You can keep your Anistons and Clooneys — this year's best romance is glorious and gray.


Lovely, Still (PG)

En español  |  A movie doesn’t have to be perfect in order to be magical — sometimes a filmmaker’s occasional gap in logic or naïve assumption can add to the dreamlike quality of a tale well told. Such is the case with Lovely, Still, a lovingly realized fable crafted by 26-year-old first-time writer/director Nik Fackler. In many ways, Lovely, Still is a young man’s vision of what it’s like to get old. But Fackler’s vision is rich and full, a wondrous world swirling with love and loss, discovery and terror.
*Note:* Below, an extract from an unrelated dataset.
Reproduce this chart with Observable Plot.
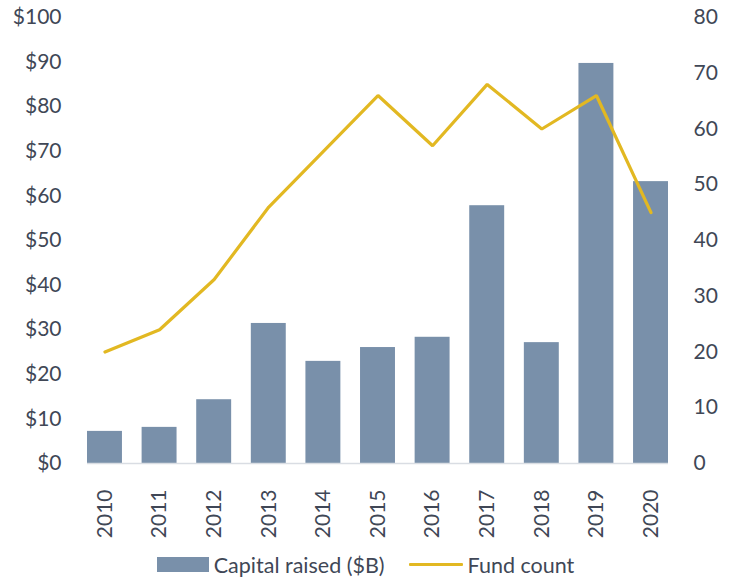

Martin Landau and Ellen Burstyn bring all their Oscar-winning talents to bear in a story that seems rather straightforward as it unfolds, but becomes head-spinningly complex in the final reel. He’s Robert, a man living alone in Omaha, Nebraska, holding down a job at a local grocery store, apparently without real duties, tenderly watched over by the store’s young manager (Adam Scott, in a part that becomes deeper and more nuanced as it unfolds). One day, Robert becomes aware of the beautiful, charming and kind of mysterious woman who’s moved in across the street — and Burstyn is indeed irresistible with her dewy eyes and dimpled smile.

The true depth of the stars’ performances — Burstyn’s in particular — comes to light only in that final reel, when the secrets that have been whispered in the first two acts are at last revealed. Suddenly, we understand that the actors in the movie — like the characters themselves — have been playing more than one role from the start. That alone makes Lovely, Still well worth seeing a second time. But I suspect some would have gone back anyway, if only to spend a bit more time with its stars. You can have your Jennifer Anistons and your Gerard Butlers — this year there is no more romantic sight at the movies than Landau and Burstyn, glorious and gray, dancing in the snow.